How much interaction did you ultimately need to have with the U.S. military to make this army base? Did you have to get approval from them, or did you do it on your own?
We were supposed to have the DOD support and to shoot in a real military base, until the month of April 2019, when they said no, because finally they realized that the content of the show was not good for them. So there was no way, and we were basically pushed out from the base, and not given any more support. But we hired a great team of military, and we built a base from scratch. I’m very proud, because I got many letters of people in the Army, telling me how much the youth and the life in the base reflected their lives. This makes me very happy. One thing I couldn’t stand was to be inaccurate, or to be cliché.

Why did you choose to set this in 2016, with the election as the backdrop?

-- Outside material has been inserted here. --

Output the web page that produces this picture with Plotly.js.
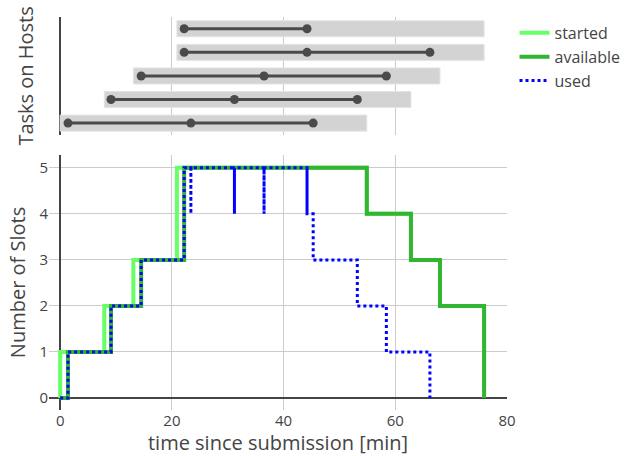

We wanted to make a show that was contemporary, but contemporary doesn’t mean to be out of touch. So we needed to be giving context to the contemporarity. When you do something in the same time in which you are shooting, you will be out of touch, because you will not be able to catch up with reality. I hate when you have the sense of artificiality in the contemporary. So we decided to go back four years to give ourselves a sense of time, and a control over that time. At the same time, it was a temptation too strong to be able to talk about the lives of people in a before and after. Before, a nation was reconciled; after, a nation was torn apart. Before, it was all about what was supposed to be impossible being possible, and afterwards was about the brutal reality. I like that kind of before and after. I also think that the love of Caitlin and Fraser is, in a way, the greatest antidote to the cruelty of the current state of politics in America, starting from your, let’s say, difficult president.